4. Preheat the oven to 200C, gas 6.
5. Place two of the spring roll wrappers onto a clean surface, place a quarter of the mixture inside in a horizontal line across the centre of the wrapper leaving a small 1cm border. Dip your finger in water and run it around the border.
6. Pull the bottom corner of the wrapper up and over the mixture, followed by each side. Roll the pastry tucking the mixture in until you reach the end. Press lightly to ensure the end has stuck properly. Repeat with the remaining mixture and wrappers.

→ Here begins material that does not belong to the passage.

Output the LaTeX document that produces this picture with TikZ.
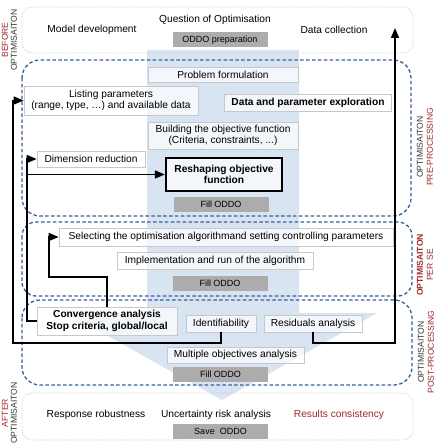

7. Place the spring rolls onto a wire rack over a baking tray, brush with 1 tbsp oil and bake in the oven for about 20 minutes, turning over half way through, until golden and crisp.
8. Serve with the chicken and sweetcorn soup.
Chicken and sweet corn soup
2 chicken breast fillets
300ml chicken stock
1 x 425g tin creamed corn
2 eggs, beaten
2 tablespoons light soy sauce
Salt and white pepper
1 tablespoon cornflour, mixed with 2 tablespoons water
1-2 teaspoons sesame oil, to taste
To garnish: spring onions, finely chopped
1. Heat the chicken stock and 200ml water in a medium pan until boiling. Add the chicken breast then simmer for about 20 minutes, or until the chicken is cooked through. Remove the chicken from the pan and allow to cool slightly, then dice the breast meat.
2. Add 500ml water to the pan and bring to the boil. Add the diced chicken and creamed corn and any other juices from the tin. Stir well to mix, then cook to a gentle simmer for 5-10 minutes, to allow the flavours to mix.
3. Drop in the beaten eggs and swirl them around in the water so that the eggs cook in strands. Season with the soy sauce and a good pinch of pepper.
4. Stir in the cornflour paste, continuing to stir until the soup is thickened. Taste and adjust the seasoning as necessary, adding a little more soy sauce if needed.
5. Finish the soup with a couple of drops of sesame oil sprinkled on the top to taste. Spoon into serving bowls and garnish with the chopped spring onion.